WHAT YOU WILL DO: Below are records to repeat exactly. Omit the pictures from the copy.

DATA PROVIDED:

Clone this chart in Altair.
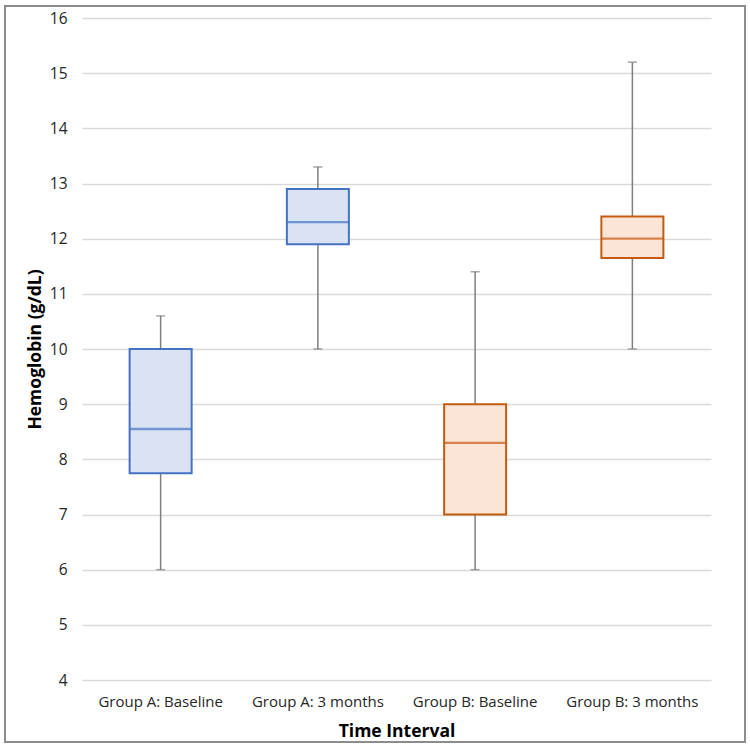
import altair as alt
import pandas as pd

groups = ["Group A: Baseline", "Group A: 3 months", "Group B: Baseline", "Group B: 3 months"]
mins = [6.0, 10.0, 6.0, 10.0]
q1s = [7.75, 11.9, 7.0, 11.65]
medians = [8.55, 12.3, 8.3, 12.0]
q3s = [10.0, 12.9, 9.0, 12.4]
maxs = [10.6, 13.3, 11.4, 15.2]
y_ticks = [4, 5, 6, 7, 8, 9, 10, 11, 12, 13, 14, 15, 16]

fills = ["#DAE3F3", "#DAE3F3", "#FBE5D6", "#FBE5D6"]
strokes = ["#4472C4", "#4472C4", "#C55A11", "#C55A11"]

df = pd.DataFrame({"group": groups, "min": mins, "q1": q1s, "median": medians, "q3": q3s, "max": maxs})

FONT = "Open Sans"
W, H = 629, 662

x = alt.X("group:N", sort=groups, title="Time Interval",
          scale=alt.Scale(paddingInner=0, paddingOuter=0),
          axis=alt.Axis(labelAngle=0, labelFontSize=15, labelFont=FONT, labelColor="#262626",
                        labelPadding=14, ticks=False, domain=False, grid=False,
                        titleFont=FONT, titleFontSize=17.5, titleFontWeight="bold", titleColor="#000000",
                        titlePadding=13))
yscale = alt.Scale(domain=[4, 16], nice=False, zero=False)
yaxis = alt.Axis(values=y_ticks, format="d", title="Hemoglobin (g/dL)", labelFontSize=15.5, labelFont=FONT,
                 labelColor="#262626", labelPadding=15, ticks=False, domain=False,
                 gridColor="#D9D9D9", gridWidth=1.3,
                 titleFont=FONT, titleFontSize=17.5, titleFontWeight="bold", titleColor="#000000",
                 titlePadding=5)

fill_scale = alt.Scale(domain=groups, range=fills)
stroke_scale = alt.Scale(domain=groups, range=strokes)

base = alt.Chart(df)

whisker = base.mark_rule(color="#7F7F7F", strokeWidth=1.5).encode(
    x=x, y=alt.Y("min:Q", scale=yscale, axis=yaxis), y2="max:Q")
cap_lo = base.mark_tick(color="#7F7F7F", size=9, thickness=1.5).encode(x=x, y=alt.Y("min:Q", scale=yscale))
cap_hi = base.mark_tick(color="#7F7F7F", size=9, thickness=1.5).encode(x=x, y=alt.Y("max:Q", scale=yscale))
box = base.mark_bar(size=62, strokeWidth=2).encode(
    x=x, y=alt.Y("q1:Q", scale=yscale), y2="q3:Q",
    fill=alt.Fill("group:N", scale=fill_scale, legend=None),
    stroke=alt.Stroke("group:N", scale=stroke_scale, legend=None))
med = base.mark_tick(size=62, thickness=2.3).encode(
    x=x, y=alt.Y("median:Q", scale=yscale),
    color=alt.Color("group:N", scale=stroke_scale, legend=None))

border = alt.Chart(pd.DataFrame({"k": [0]})).mark_rect(
    fill=None, stroke="#8C8C8C", strokeWidth=2).encode(
    x=alt.value(-77), x2=alt.value(663), y=alt.value(-12), y2=alt.value(724))

chart = alt.layer(whisker, cap_lo, cap_hi, box, med, border).properties(
    width=W, height=H,
    autosize=alt.AutoSizeParams(type="none"),
    padding={"left": 82, "top": 18, "right": 39, "bottom": 70},
    background="white",
).configure_view(strokeWidth=0)

chart.save("out.html", embed_options={"renderer": "svg", "actions": False})
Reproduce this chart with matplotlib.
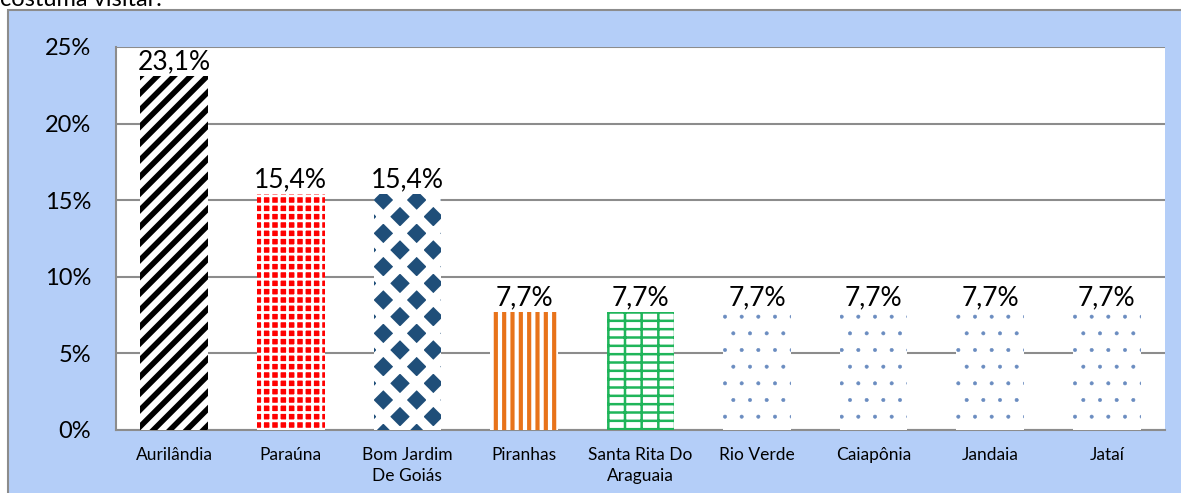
import matplotlib.pyplot as plt
from matplotlib.patches import Rectangle
from matplotlib.ticker import FuncFormatter

# Данные
cidades = ['Aurilândia', 'Paraúna', 'Bom Jardim\nDe Goiás', 'Piranhas',
           'Santa Rita Do\nAraguaia', 'Rio Verde', 'Caiapônia', 'Jandaia', 'Jataí']
valores = [23.1, 15.4, 15.4, 7.7, 7.7, 7.7, 7.7, 7.7, 7.7]
rotulos = ['23,1%', '15,4%', '15,4%', '7,7%', '7,7%', '7,7%', '7,7%', '7,7%', '7,7%']

# Заливка столбцов: (фон, цвет штриховки, штриховка, толщина)
stili = [
    ('white', 'black', '//', 4.0),
    ('#FF0000', 'white', '++', 2.0),
    ('white', '#1F4E79', 'x', 7.0),
    ('white', '#E8731A', '||', 3.0),
    ('white', '#1FB55A', '--|', 1.8),
    ('white', '#6A8CC0', '.', 0.4),
    ('white', '#6A8CC0', '.', 0.4),
    ('white', '#6A8CC0', '.', 0.4),
    ('white', '#6A8CC0', '.', 0.4),
]

plt.rcParams['font.family'] = ['Lato', 'DejaVu Sans']

fig = plt.figure(figsize=(11.81, 4.93), dpi=100)
fig.patch.set_facecolor('white')

# Голубая рамка вокруг диаграммы
fig.patches.append(Rectangle((8 / 1181, -0.05), 1.1, 1 - 10 / 493 + 0.05,
                             transform=fig.transFigure, facecolor='#B4CEF8',
                             edgecolor='#8C8C8C', linewidth=1.5, zorder=-5))

# Обрезанный текст сверху
fig.text(0.0, 1.0, 'costuma visitar.', fontsize=17, ha='left', va='center')

ax = fig.add_axes([116 / 1181, 1 - 430 / 493, 1049 / 1181, 383 / 493])
ax.set_facecolor('white')

x = range(len(cidades))
for i, (v, (fc, hc, h, lw)) in enumerate(zip(valores, stili)):
    if h == 'x':
        # ромбы: тёмный фон и белые толстые диагонали
        b = ax.bar(i, v, width=0.58, color=hc, edgecolor='white', hatch=h, linewidth=0, zorder=3)
    else:
        b = ax.bar(i, v, width=0.58, color=fc, edgecolor=hc, hatch=h, linewidth=0, zorder=3)
    for p in b:
        if hasattr(p, 'set_hatch_linewidth'):
            p.set_hatch_linewidth(lw)
    ax.text(i, v + 0.1, rotulos[i], ha='center', va='bottom', fontsize=19, zorder=4)

ax.set_xlim(-0.5, len(cidades) - 0.5)
ax.set_ylim(0, 25)
ax.set_yticks([0, 5, 10, 15, 20, 25])
ax.yaxis.set_major_formatter(FuncFormatter(lambda v, p: f'{v:.0f}%'))
ax.set_xticks(list(x))
ax.set_xticklabels(cidades, fontsize=12.5, linespacing=1.4)
ax.tick_params(axis='y', labelsize=17, length=0, pad=18)
ax.tick_params(axis='x', length=0, pad=12)

ax.grid(axis='y', color='#8C8C8C', linewidth=1.5, zorder=1)
ax.set_axisbelow(True)
for s in ['top', 'right']:
    ax.spines[s].set_visible(False)
ax.spines['left'].set_color('#8C8C8C')
ax.spines['bottom'].set_color('#8C8C8C')
ax.spines['left'].set_linewidth(1.5)
ax.spines['bottom'].set_linewidth(1.5)

fig.savefig('out.png', dpi=100)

EXERCISE OUTPUT:
Clone this chart in Altair.
import altair as alt
import pandas as pd

groups = ["Group A: Baseline", "Group A: 3 months", "Group B: Baseline", "Group B: 3 months"]
mins = [6.0, 10.0, 6.0, 10.0]
q1s = [7.75, 11.9, 7.0, 11.65]
medians = [8.55, 12.3, 8.3, 12.0]
q3s = [10.0, 12.9, 9.0, 12.4]
maxs = [10.6, 13.3, 11.4, 15.2]
y_ticks = [4, 5, 6, 7, 8, 9, 10, 11, 12, 13, 14, 15, 16]

fills = ["#DAE3F3", "#DAE3F3", "#FBE5D6", "#FBE5D6"]
strokes = ["#4472C4", "#4472C4", "#C55A11", "#C55A11"]

df = pd.DataFrame({"group": groups, "min": mins, "q1": q1s, "median": medians, "q3": q3s, "max": maxs})

FONT = "Open Sans"
W, H = 629, 662

x = alt.X("group:N", sort=groups, title="Time Interval",
          scale=alt.Scale(paddingInner=0, paddingOuter=0),
          axis=alt.Axis(labelAngle=0, labelFontSize=15, labelFont=FONT, labelColor="#262626",
                        labelPadding=14, ticks=False, domain=False, grid=False,
                        titleFont=FONT, titleFontSize=17.5, titleFontWeight="bold", titleColor="#000000",
                        titlePadding=13))
yscale = alt.Scale(domain=[4, 16], nice=False, zero=False)
yaxis = alt.Axis(values=y_ticks, format="d", title="Hemoglobin (g/dL)", labelFontSize=15.5, labelFont=FONT,
                 labelColor="#262626", labelPadding=15, ticks=False, domain=False,
                 gridColor="#D9D9D9", gridWidth=1.3,
                 titleFont=FONT, titleFontSize=17.5, titleFontWeight="bold", titleColor="#000000",
                 titlePadding=5)

fill_scale = alt.Scale(domain=groups, range=fills)
stroke_scale = alt.Scale(domain=groups, range=strokes)

base = alt.Chart(df)

whisker = base.mark_rule(color="#7F7F7F", strokeWidth=1.5).encode(
    x=x, y=alt.Y("min:Q", scale=yscale, axis=yaxis), y2="max:Q")
cap_lo = base.mark_tick(color="#7F7F7F", size=9, thickness=1.5).encode(x=x, y=alt.Y("min:Q", scale=yscale))
cap_hi = base.mark_tick(color="#7F7F7F", size=9, thickness=1.5).encode(x=x, y=alt.Y("max:Q", scale=yscale))
box = base.mark_bar(size=62, strokeWidth=2).encode(
    x=x, y=alt.Y("q1:Q", scale=yscale), y2="q3:Q",
    fill=alt.Fill("group:N", scale=fill_scale, legend=None),
    stroke=alt.Stroke("group:N", scale=stroke_scale, legend=None))
med = base.mark_tick(size=62, thickness=2.3).encode(
    x=x, y=alt.Y("median:Q", scale=yscale),
    color=alt.Color("group:N", scale=stroke_scale, legend=None))

border = alt.Chart(pd.DataFrame({"k": [0]})).mark_rect(
    fill=None, stroke="#8C8C8C", strokeWidth=2).encode(
    x=alt.value(-77), x2=alt.value(663), y=alt.value(-12), y2=alt.value(724))

chart = alt.layer(whisker, cap_lo, cap_hi, box, med, border).properties(
    width=W, height=H,
    autosize=alt.AutoSizeParams(type="none"),
    padding={"left": 82, "top": 18, "right": 39, "bottom": 70},
    background="white",
).configure_view(strokeWidth=0)

chart.save("out.html", embed_options={"renderer": "svg", "actions": False})
Reproduce this chart with matplotlib.
import matplotlib.pyplot as plt
from matplotlib.patches import Rectangle
from matplotlib.ticker import FuncFormatter

# Данные
cidades = ['Aurilândia', 'Paraúna', 'Bom Jardim\nDe Goiás', 'Piranhas',
           'Santa Rita Do\nAraguaia', 'Rio Verde', 'Caiapônia', 'Jandaia', 'Jataí']
valores = [23.1, 15.4, 15.4, 7.7, 7.7, 7.7, 7.7, 7.7, 7.7]
rotulos = ['23,1%', '15,4%', '15,4%', '7,7%', '7,7%', '7,7%', '7,7%', '7,7%', '7,7%']

# Заливка столбцов: (фон, цвет штриховки, штриховка, толщина)
stili = [
    ('white', 'black', '//', 4.0),
    ('#FF0000', 'white', '++', 2.0),
    ('white', '#1F4E79', 'x', 7.0),
    ('white', '#E8731A', '||', 3.0),
    ('white', '#1FB55A', '--|', 1.8),
    ('white', '#6A8CC0', '.', 0.4),
    ('white', '#6A8CC0', '.', 0.4),
    ('white', '#6A8CC0', '.', 0.4),
    ('white', '#6A8CC0', '.', 0.4),
]

plt.rcParams['font.family'] = ['Lato', 'DejaVu Sans']

fig = plt.figure(figsize=(11.81, 4.93), dpi=100)
fig.patch.set_facecolor('white')

# Голубая рамка вокруг диаграммы
fig.patches.append(Rectangle((8 / 1181, -0.05), 1.1, 1 - 10 / 493 + 0.05,
                             transform=fig.transFigure, facecolor='#B4CEF8',
                             edgecolor='#8C8C8C', linewidth=1.5, zorder=-5))

# Обрезанный текст сверху
fig.text(0.0, 1.0, 'costuma visitar.', fontsize=17, ha='left', va='center')

ax = fig.add_axes([116 / 1181, 1 - 430 / 493, 1049 / 1181, 383 / 493])
ax.set_facecolor('white')

x = range(len(cidades))
for i, (v, (fc, hc, h, lw)) in enumerate(zip(valores, stili)):
    if h == 'x':
        # ромбы: тёмный фон и белые толстые диагонали
        b = ax.bar(i, v, width=0.58, color=hc, edgecolor='white', hatch=h, linewidth=0, zorder=3)
    else:
        b = ax.bar(i, v, width=0.58, color=fc, edgecolor=hc, hatch=h, linewidth=0, zorder=3)
    for p in b:
        if hasattr(p, 'set_hatch_linewidth'):
            p.set_hatch_linewidth(lw)
    ax.text(i, v + 0.1, rotulos[i], ha='center', va='bottom', fontsize=19, zorder=4)

ax.set_xlim(-0.5, len(cidades) - 0.5)
ax.set_ylim(0, 25)
ax.set_yticks([0, 5, 10, 15, 20, 25])
ax.yaxis.set_major_formatter(FuncFormatter(lambda v, p: f'{v:.0f}%'))
ax.set_xticks(list(x))
ax.set_xticklabels(cidades, fontsize=12.5, linespacing=1.4)
ax.tick_params(axis='y', labelsize=17, length=0, pad=18)
ax.tick_params(axis='x', length=0, pad=12)

ax.grid(axis='y', color='#8C8C8C', linewidth=1.5, zorder=1)
ax.set_axisbelow(True)
for s in ['top', 'right']:
    ax.spines[s].set_visible(False)
ax.spines['left'].set_color('#8C8C8C')
ax.spines['bottom'].set_color('#8C8C8C')
ax.spines['left'].set_linewidth(1.5)
ax.spines['bottom'].set_linewidth(1.5)

fig.savefig('out.png', dpi=100)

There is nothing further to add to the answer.